Some critics have read Jean’s adventures as a porcelain maker of impeccable taste as a metaphor for the director’s own travails. Beleaguered by the demands of the market, Jean struggles to retain his artistic integrity. Still, the movie remains admirably ambiguous as to his “heroic” status: If Jean is the high-minded artist, then what are we to make of his neglect of his workers? Indeed, the movie might almost be read (perversely) as an elitist parable, in which egalitarianism and the restive proletariat are presented as hindrances to the creation of true and enduring art. Notwithstanding its occasional didacticism, the movie refuses to be reductive, insisting on the complexities immanent in human experience. Whether or not Assayas uses ambiguity to mask his own muddled thinking is an open question, but hardly a fatal flaw.
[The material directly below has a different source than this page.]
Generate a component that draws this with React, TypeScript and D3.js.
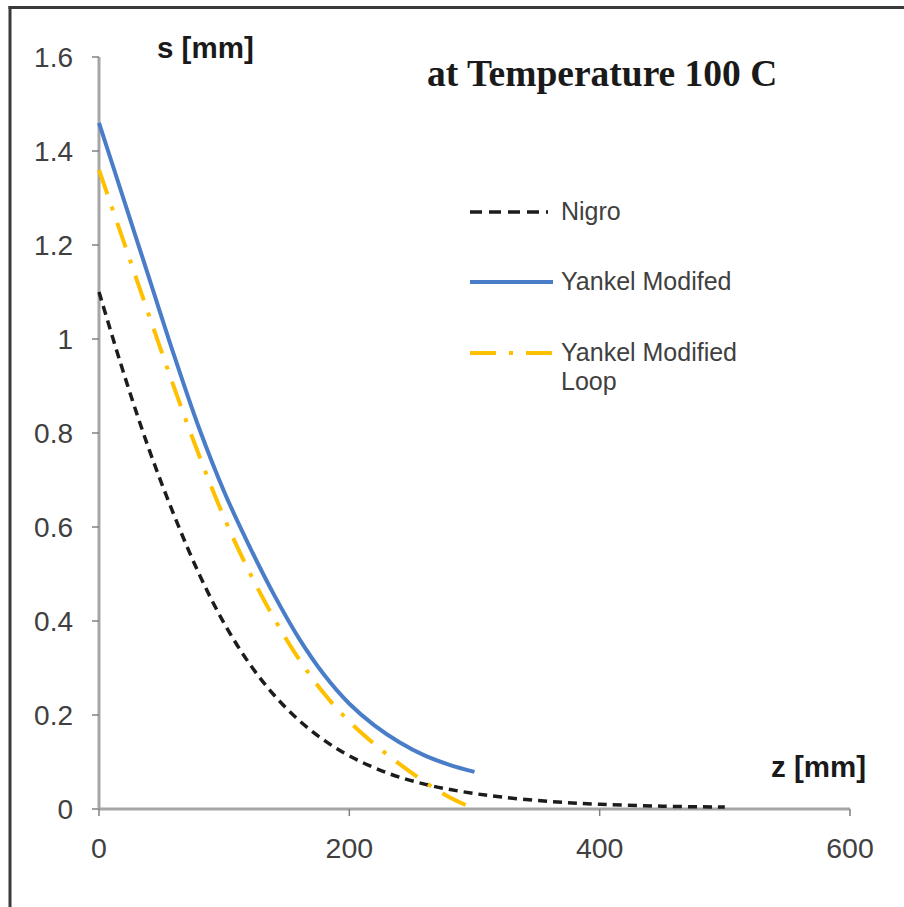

A devoted cineaste, Assayas also shows that he’s a natural-born filmmaker, creating with seeming ease images of supple beauty and breathtaking lightness. (Working with cinematographer extraordinaire Eric Gautier surely helps.) The film reflects a battle of sensibilities, a French “tradition of quality” versus Assayas’s urgency and panache. Let’s call it a draw. Working within a familiar genre, Assayas’s mise-en-scene is at times uniquely expressive. An early highlight is a lavish ball where the seed of Jean and Pauline’s affair is planted. Unabashedly quoting the climactic party in Luschino Visconti’s The Leopard (one of the most imitated sequences of all time), Assayas shoots the glamorous event hand-held and in-your-face, imparting a sense of immediacy into a sequence that other movies have portrayed with graceful formality.
Would that his imprimatur were more apparent throughout the movie. Pauline Kael, in a 1994 interview with Hal Aspen (The New Yorker, 21 March 1994), dismissively called Martin Scorsese’s The Age of Innocence “Merchant-Ivory terrain.” I never agreed, but after seeing Les Destinées, I now now where Kael was coming from. With Les Destinées, Assayas has shown everyone that he can make a handsome, genteel period piece. Cold Water and Irma Vep, two earlier features, were vivid and volatile—they left you with a buzz. Impressive as Les Destinées is, I can’t muster anything more than mild admiration for it. “There is tranquillity in this grandeur,” Pauline tells Jean during their Alpine idyll. The line could apply to the movie as well. If anything, Les Destinées might be too placid. At three hours, the movie succumbs to too many longueurs.
Which isn’t to deny the movie its successes. The closing moments of Les Destinées may have the hint of elegy, but Assayas’s fervor for life and youth keeps peeking through. Les Destinées may open with a funeral, but it ends with a kind of resurrection. Reminiscent of the quiet transcendence of Wild Strawberries, the ending leaves Jean—and us—with the pleasant memory of better days rather than numbing finality. The closing credits play over earlier scenes from the movie, and it’s a wonderful touch—it plays like a moving scrapbook of our protagonists’ youth. Death awaits us all, but Assayas, with a humanist’s generosity, offers his characters the greatest gift art can give: immortality.